§ Short task
Set down the data below from its first line to the line holding "ONCOLOGY and PALLIATIVE", inclusive; omit all pictures.

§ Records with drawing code
******
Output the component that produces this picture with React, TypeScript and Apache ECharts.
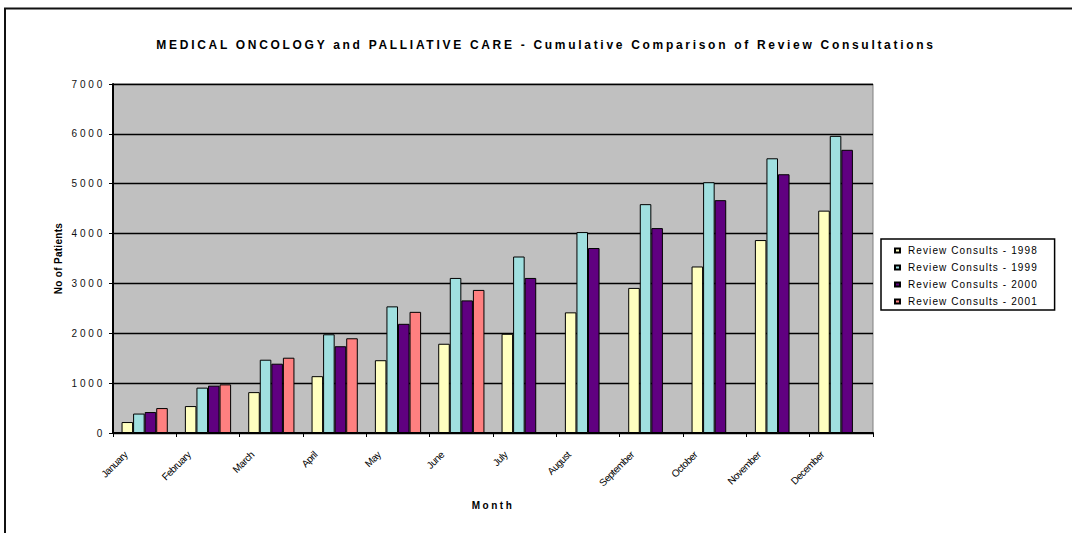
import React, { useEffect, useRef } from "react";
import * as echarts from "echarts";

const TITLE =
  "MEDICAL ONCOLOGY and PALLIATIVE CARE - Cumulative Comparison of Review Consultations";

const months = [
  "January", "February", "March", "April", "May", "June",
  "July", "August", "September", "October", "November", "December",
];

const seriesNames = [
  "Review Consults - 1998",
  "Review Consults - 1999",
  "Review Consults - 2000",
  "Review Consults - 2001",
];

// Cumulative review consultations per month
const consults1998 = [220, 540, 820, 1140, 1460, 1790, 1990, 2420, 2910, 3340, 3870, 4460];
const consults1999 = [390, 910, 1470, 1980, 2540, 3110, 3540, 4030, 4590, 5030, 5510, 5960];
const consults2000 = [420, 950, 1390, 1740, 2190, 2660, 3110, 3710, 4110, 4670, 5190, 5680];
// 2001 only runs January to June
const consults2001 = [500, 975, 1510, 1900, 2430, 2870];

const seriesColors = ["#FFFFC0", "#A0E0E0", "#600080", "#FF8080"];

const yTicks = { min: 0, max: 7000, interval: 1000 };

const FONT = "'Liberation Sans', Arial, Helvetica, sans-serif";

// Extra tracking for the chart's texts (applied to the rendered SVG)
function letterSpacingFor(t: string): number {
  if (t === TITLE) return 2.7;
  if (t === "Month") return 2.5;
  if (t === "No of Patients") return 0.3;
  if (seriesNames.includes(t)) return 1.1;
  if (/^\d+$/.test(t)) return 2.8;
  if (months.includes(t)) return -0.5;
  return 0;
}

export default function App() {
  const ref = useRef<HTMLDivElement>(null);

  useEffect(() => {
    const el = ref.current;
    if (!el) return;
    const chart = echarts.init(el, undefined, { renderer: "svg" });

    const data = [consults1998, consults1999, consults2000, consults2001];

    chart.setOption({
      animation: false,
      backgroundColor: "#FFFFFF",
      textStyle: { fontFamily: FONT, color: "#000" },
      title: {
        text: TITLE,
        left: 541,
        top: 34,
        textAlign: "center",
        textStyle: { fontFamily: FONT, fontSize: 12, fontWeight: "bold", color: "#000" },
      },
      graphic: [
        {
          type: "rect",
          silent: true,
          shape: { x: 5, y: 8.5, width: 1200, height: 600 },
          style: { fill: "none", stroke: "#111", lineWidth: 2 },
        },
      ],
      legend: {
        orient: "vertical",
        left: 881,
        top: 239,
        icon: "rect",
        itemWidth: 5,
        itemHeight: 4,
        itemGap: 6,
        padding: [6, 41, 3, 13],
        borderColor: "#000",
        borderWidth: 1.5,
        backgroundColor: "#FFFFFF",
        textStyle: {
          fontFamily: FONT,
          fontSize: 10,
          color: "#000",
          lineHeight: 11,
          padding: [0, 0, 0, 3],
        },
        data: seriesNames,
      },
      grid: {
        left: 113,
        right: 199,
        top: 84,
        bottom: 100,
        show: true,
        backgroundColor: "#C0C0C0",
        borderColor: "#808080",
        borderWidth: 1,
      },
      xAxis: {
        type: "category",
        data: months,
        name: "Month",
        nameLocation: "middle",
        nameGap: 67,
        nameTextStyle: { fontFamily: FONT, fontSize: 10, fontWeight: "bold", color: "#000" },
        axisLine: { lineStyle: { color: "#000", width: 2 } },
        axisTick: { show: true, length: 4, inside: false, lineStyle: { color: "#000", width: 1 } },
        axisLabel: {
          interval: 0,
          rotate: 45,
          margin: 1,
          fontSize: 10,
          color: "#000",
          fontFamily: FONT,
          padding: [0, 27, 0, 0],
        },
        splitLine: { show: false },
      },
      yAxis: {
        type: "value",
        min: yTicks.min,
        max: yTicks.max,
        interval: yTicks.interval,
        name: "No of Patients",
        nameLocation: "middle",
        nameGap: 50,
        nameTextStyle: { fontFamily: FONT, fontSize: 10, fontWeight: "bold", color: "#000" },
        axisLine: { show: true, lineStyle: { color: "#000", width: 2 } },
        axisTick: { show: true, length: 4, lineStyle: { color: "#000", width: 1 } },
        axisLabel: {
          margin: 8,
          fontSize: 10,
          color: "#111",
          fontFamily: FONT,
          formatter: (v: number) => String(v),
        },
        splitLine: { show: true, lineStyle: { color: "#000", width: 1.3 } },
      },
      series: seriesNames.map((name, i) => ({
        name,
        type: "bar",
        data: data[i],
        barGap: "0%",
        barCategoryGap: "27%",
        itemStyle: { color: seriesColors[i], borderColor: "#000", borderWidth: 1 },
      })),
    });

    const applySpacing = () => {
      el.querySelectorAll("text").forEach((t) => {
        const s = letterSpacingFor((t.textContent || "").trim());
        if (s) t.setAttribute("letter-spacing", String(s));
      });
    };
    applySpacing();
    chart.on("finished", applySpacing);
    const timer = window.setTimeout(applySpacing, 50);

    return () => {
      window.clearTimeout(timer);
      chart.dispose();
    };
  }, []);

  return (
    <div
      ref={ref}
      style={{ position: "absolute", left: 0, top: 0, width: 1072, height: 533 }}
    />
  );
}
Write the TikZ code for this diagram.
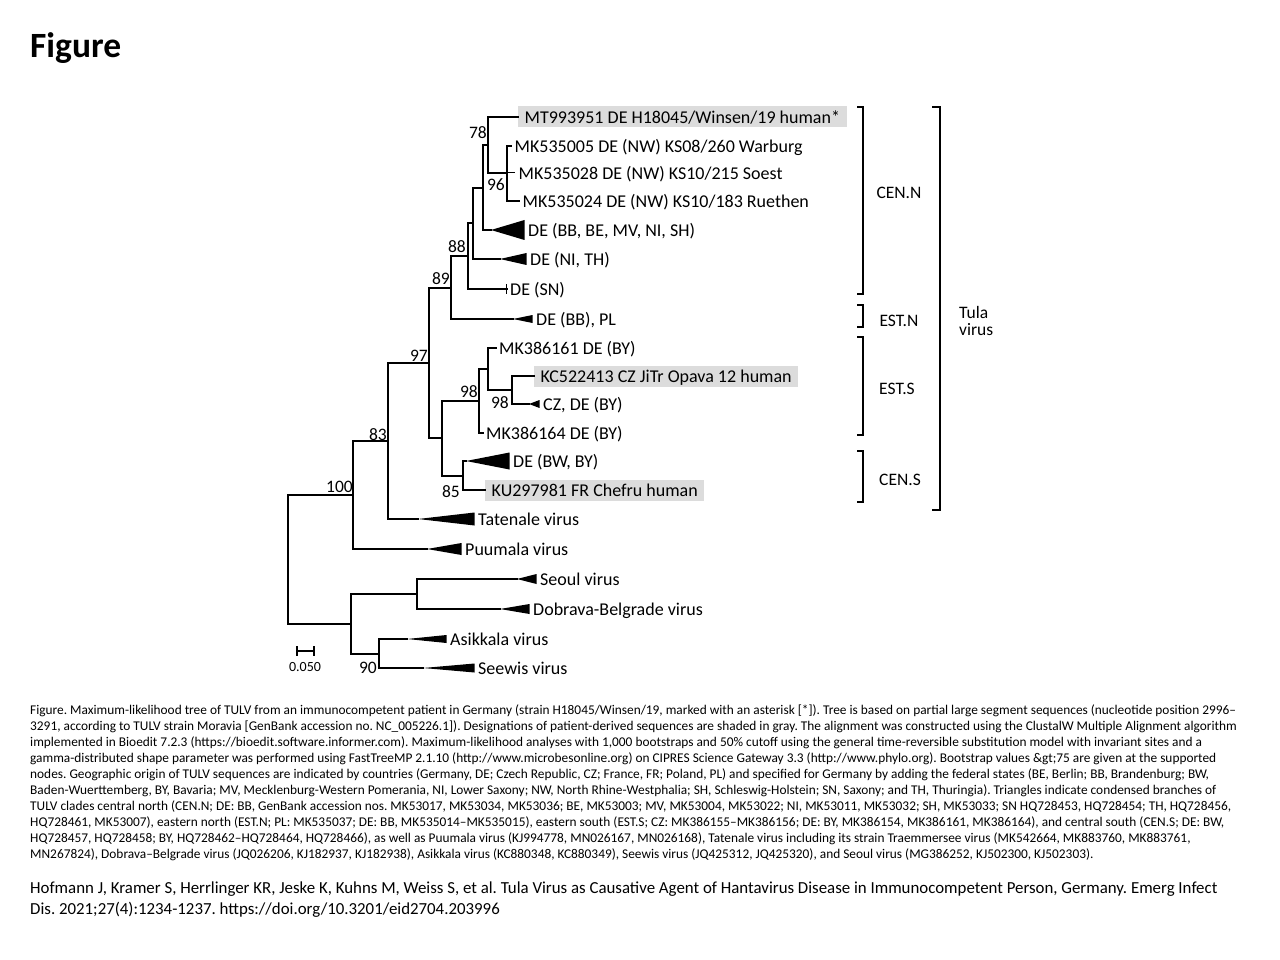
\documentclass[tikz,border=0pt]{standalone}
\usepackage{fontspec}
\setmainfont{Carlito}
\definecolor{boxgray}{HTML}{DCDCDC}
\frenchspacing
\begin{document}
\begin{tikzpicture}[x=1pt,y=-1pt,
  br/.style={line width=2pt, line cap=rect, line join=miter},
  thinbr/.style={line width=1pt},
  brk/.style={line width=2pt, line join=miter},
  leaf/.style={anchor=west, inner xsep=3.5pt, inner ysep=2.5pt, text height=14.5pt, text depth=1.5pt, font=\fontsize{18}{18}\selectfont},
  shaded/.style={leaf, fill=boxgray, inner xsep=6.5pt},
  bs/.style={anchor=east, inner sep=0pt, font=\fontsize{17.5}{17.5}\selectfont},
  clade/.style={inner sep=0pt, font=\fontsize{17.5}{17.5}\selectfont},
  captionline/.style={anchor=base west, inner sep=0pt, font=\fontsize{13.35}{16}\selectfont},
  citeline/.style={anchor=base west, inner sep=0pt, font=\fontsize{16.85}{21}\selectfont},
  tri/.style={fill=black}]
\fill[white] (0,0) rectangle (1280,960);
\useasboundingbox (0,0) rectangle (1280,960);

% title
\node[anchor=base west, inner sep=0pt, font=\fontsize{35.5}{35.5}\selectfont\bfseries] (title) at (30,58) {Figure};

% leaf labels
\node[shaded] (lMT)  at (518,117) {MT993951 DE H18045/Winsen/19 human*};
\node[leaf] (l005) at (511,146) {MK535005 DE (NW) KS08/260 Warburg};
\node[leaf] (l028) at (515,173) {MK535028 DE (NW) KS10/215 Soest};
\node[leaf] (l024) at (519,201) {MK535024 DE (NW) KS10/183 Ruethen};
\node[leaf] (lBB)  at (524.5,230) {DE (BB, BE, MV, NI, SH)};
\node[leaf] (lNI)  at (526.5,259) {DE (NI, TH)};
\node[leaf] (lSN)  at (506.5,289) {DE (SN)};
\node[leaf] (lPL)  at (532.5,319) {DE (BB), PL};
\node[leaf] (l161) at (495.5,348) {MK386161 DE (BY)};
\node[shaded] (lKC) at (534,376) {KC522413 CZ JiTr Opava 12 human};
\node[leaf] (lCZ)  at (539.5,404) {CZ, DE (BY)};
\node[leaf] (l164) at (482.5,433) {MK386164 DE (BY)};
\node[leaf] (lBW)  at (509.5,461) {DE (BW, BY)};
\node[shaded] (lKU) at (485,490) {KU297981 FR Chefru human};
\node[leaf] (lTat) at (474.5,519) {Tatenale virus};
\node[leaf] (lPuu) at (461.5,549) {Puumala virus};
\node[leaf] (lSeo) at (536.5,579) {Seoul virus};
\node[leaf] (lDob) at (529.5,609) {Dobrava-Belgrade virus};
\node[leaf] (lAsi) at (446.5,639) {Asikkala virus};
\node[leaf] (lSee) at (474.5,668) {Seewis virus};

% triangle apexes
\coordinate (tBB)  at (491,230);
\coordinate (tNI)  at (500,259);
\coordinate (tPL)  at (513,319);
\coordinate (tCZ)  at (529,404);
\coordinate (tBW)  at (466,461);
\coordinate (tTat) at (418,519);
\coordinate (tPuu) at (427,549);
\coordinate (tSeo) at (517,579);
\coordinate (tDob) at (500,609);
\coordinate (tAsi) at (407,639);
\coordinate (tSee) at (423,668);

% internal nodes
\coordinate (B) at (507,173);
\coordinate (A) at (488,145);
\coordinate (C) at (483,188);
\coordinate (D) at (473,223);
\coordinate (E) at (468,256);
\coordinate (F) at (451,288);
\coordinate (P) at (512,390);
\coordinate (Q) at (488,369);
\coordinate (I) at (479,401);
\coordinate (R) at (463,476);
\coordinate (H) at (442,438);
\coordinate (G) at (429,363);
\coordinate (J) at (388,441);
\coordinate (K) at (353,495);
\coordinate (N) at (417,594);
\coordinate (O) at (379,654);
\coordinate (M) at (351,624);
\coordinate (L) at (288,559);

% branches
\draw[br] (A) |- (lMT.west);
\draw[br] (A) |- (B);
\draw[br] (B) |- (l005.west);
\draw[br] (B) |- (l024.west);
\draw[thinbr] (B) |- (l028.west);
\draw[br] (C) |- (A);
\draw[br] (C) |- (tBB);
\draw[br] (D) |- (C);
\draw[br] (D) |- (tNI);
\draw[br] (E) |- (D);
\draw[br] (E) |- (lSN.west);
\draw[line width=1.5pt] ([yshift=5pt]lSN.west) -- ([yshift=-5pt]lSN.west);
\draw[br] (F) |- (E);
\draw[br] (F) |- (tPL);
\draw[br] (G) |- (F);
\draw[br] (G) |- (H);
\draw[br] (H) |- (I);
\draw[br] (H) |- (R);
\draw[br] (I) |- (Q);
\draw[br] (I) |- (l164.west);
\draw[br] (Q) |- (l161.west);
\draw[br] (Q) |- (P);
\draw[br] (P) |- (lKC.west);
\draw[br] (P) |- (tCZ);
\draw[br] (R) |- (tBW);
\draw[br] (R) |- (lKU.west);
\draw[br] (J) |- (G);
\draw[br] (J) |- (tTat);
\draw[br] (K) |- (J);
\draw[br] (K) |- (tPuu);
\draw[br] (L) |- (K);
\draw[br] (L) |- (M);
\draw[br] (M) |- (N);
\draw[br] (M) |- (O);
\draw[br] (N) |- (tSeo);
\draw[br] (N) |- (tDob);
\draw[br] (O) |- (tAsi);
\draw[br] (O) |- (tSee);

% collapsed clades
\fill[tri] (tBB)  -- ([yshift=10pt]lBB.west)  -- ([yshift=-10pt]lBB.west)  -- cycle;
\fill[tri] (tNI)  -- ([yshift=6pt]lNI.west)   -- ([yshift=-6pt]lNI.west)   -- cycle;
\fill[tri] (tPL)  -- ([yshift=4pt]lPL.west)   -- ([yshift=-4pt]lPL.west)   -- cycle;
\fill[tri] (tCZ)  -- ([yshift=4pt]lCZ.west)   -- ([yshift=-4pt]lCZ.west)   -- cycle;
\fill[tri] (tBW)  -- ([yshift=8.5pt]lBW.west) -- ([yshift=-8.5pt]lBW.west) -- cycle;
\fill[tri] (tTat) -- ([yshift=6.5pt]lTat.west) -- ([yshift=-6.5pt]lTat.west) -- cycle;
\fill[tri] (tPuu) -- ([yshift=6pt]lPuu.west)  -- ([yshift=-6pt]lPuu.west)  -- cycle;
\fill[tri] (tSeo) -- ([yshift=5pt]lSeo.west)  -- ([yshift=-5pt]lSeo.west)  -- cycle;
\fill[tri] (tDob) -- ([yshift=5pt]lDob.west)  -- ([yshift=-5pt]lDob.west)  -- cycle;
\fill[tri] (tAsi) -- ([yshift=4pt]lAsi.west)  -- ([yshift=-4pt]lAsi.west)  -- cycle;
\fill[tri] (tSee) -- ([yshift=4.5pt]lSee.west) -- ([yshift=-4.5pt]lSee.west) -- cycle;

% bootstrap values
\node[bs] (b78)  at (487,133) {78};
\node[bs] (b96)  at (505,185) {96};
\node[bs] (b88)  at (466,247) {88};
\node[bs] (b89)  at (450,279) {89};
\node[bs] (b97)  at (428,356) {97};
\node[bs] (b98a) at (478,392) {98};
\node[bs] (b98b) at (509,403) {98};
\node[bs] (b83)  at (387,435) {83};
\node[bs] (b85)  at (460,492) {85};
\node[bs] (b100) at (353,487) {100};
\node[bs] (b90)  at (377,668) {90};

% scale bar
\draw[line width=1.5pt] (297,651) -- (314,651);
\draw[line width=1.5pt] (297,646) -- (297,656);
\draw[line width=1.5pt] (314,646) -- (314,656);
\node[inner sep=0pt, font=\fontsize{14}{14}\selectfont] (scale) at (305,667) {0.050};

% clade brackets
\draw[brk] (857,107) -- (863,107) -- (863,294) -- (857,294);
\draw[brk] (857,305) -- (863,305) -- (863,327) -- (857,327);
\draw[brk] (857,337) -- (863,337) -- (863,435) -- (857,435);
\draw[brk] (857,451) -- (863,451) -- (863,502) -- (857,502);
\draw[brk] (932,107) -- (940,107) -- (940,510) -- (932,510);
\node[clade] (cenN) at (899,193) {CEN.N};
\node[clade] (estN) at (899,321) {EST.N};
\node[clade] (estS) at (897,389) {EST.S};
\node[clade] (cenS) at (900,480) {CEN.S};
\node[clade, anchor=west, align=left, font=\fontsize{17.5}{17}\selectfont] (tula) at (959,321) {Tula\\virus};

% caption
\node[captionline] (c1) at (30,714.5) {Figure. Maximum-likelihood tree of TULV from an immunocompetent patient in Germany (strain H18045/Winsen/19, marked with an asterisk [*]). Tree is based on partial large segment sequences (nucleotide position 2996–};
\node[captionline] (c2) at (30,730.5) {3291, according to TULV strain Moravia [GenBank accession no. NC\_005226.1]). Designations of patient-derived sequences are shaded in gray. The alignment was constructed using the ClustalW Multiple Alignment algorithm};
\node[captionline] (c3) at (30,746.5) {implemented in Bioedit 7.2.3 (https://bioedit.software.informer.com). Maximum-likelihood analyses with 1,000 bootstraps and 50\% cutoff using the general time-reversible substitution model with invariant sites and a};
\node[captionline] (c4) at (30,762.5) {gamma-distributed shape parameter was performed using FastTreeMP 2.1.10 (http://www.microbesonline.org) on CIPRES Science Gateway 3.3 (http://www.phylo.org). Bootstrap values \&gt;75 are given at the supported};
\node[captionline] (c5) at (30,778.5) {nodes. Geographic origin of TULV sequences are indicated by countries (Germany, DE; Czech Republic, CZ; France, FR; Poland, PL) and specified for Germany by adding the federal states (BE, Berlin; BB, Brandenburg; BW,};
\node[captionline] (c6) at (30,794.5) {Baden-Wuerttemberg, BY, Bavaria; MV, Mecklenburg-Western Pomerania, NI, Lower Saxony; NW, North Rhine-Westphalia; SH, Schleswig-Holstein; SN, Saxony; and TH, Thuringia). Triangles indicate condensed branches of};
\node[captionline] (c7) at (30,810.5) {TULV clades central north (CEN.N; DE: BB, GenBank accession nos. MK53017, MK53034, MK53036; BE, MK53003; MV, MK53004, MK53022; NI, MK53011, MK53032; SH, MK53033; SN HQ728453, HQ728454; TH, HQ728456,};
\node[captionline] (c8) at (30,826.5) {HQ728461, MK53007), eastern north (EST.N; PL: MK535037; DE: BB, MK535014–MK535015), eastern south (EST.S; CZ: MK386155–MK386156; DE: BY, MK386154, MK386161, MK386164), and central south (CEN.S; DE: BW,};
\node[captionline] (c9) at (30,842.5) {HQ728457, HQ728458; BY, HQ728462–HQ728464, HQ728466), as well as Puumala virus (KJ994778, MN026167, MN026168), Tatenale virus including its strain Traemmersee virus (MK542664, MK883760, MK883761,};
\node[captionline] (c10) at (30,858.5) {MN267824), Dobrava–Belgrade virus (JQ026206, KJ182937, KJ182938), Asikkala virus (KC880348, KC880349), Seewis virus (JQ425312, JQ425320), and Seoul virus (MG386252, KJ502300, KJ502303).};

% citation
\node[citeline] (r1) at (30,893) {Hofmann J, Kramer S, Herrlinger KR, Jeske K, Kuhns M, Weiss S, et al. Tula Virus as Causative Agent of Hantavirus Disease in Immunocompetent Person, Germany. Emerg Infect};
\node[citeline] (r2) at (30,914) {Dis. 2021;27(4):1234-1237. https://doi.org/10.3201/eid2704.203996};
\end{tikzpicture}
\end{document}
******
§ Result
Output the component that produces this picture with React, TypeScript and Apache ECharts.
import React, { useEffect, useRef } from "react";
import * as echarts from "echarts";

const TITLE =
  "MEDICAL ONCOLOGY and PALLIATIVE CARE - Cumulative Comparison of Review Consultations";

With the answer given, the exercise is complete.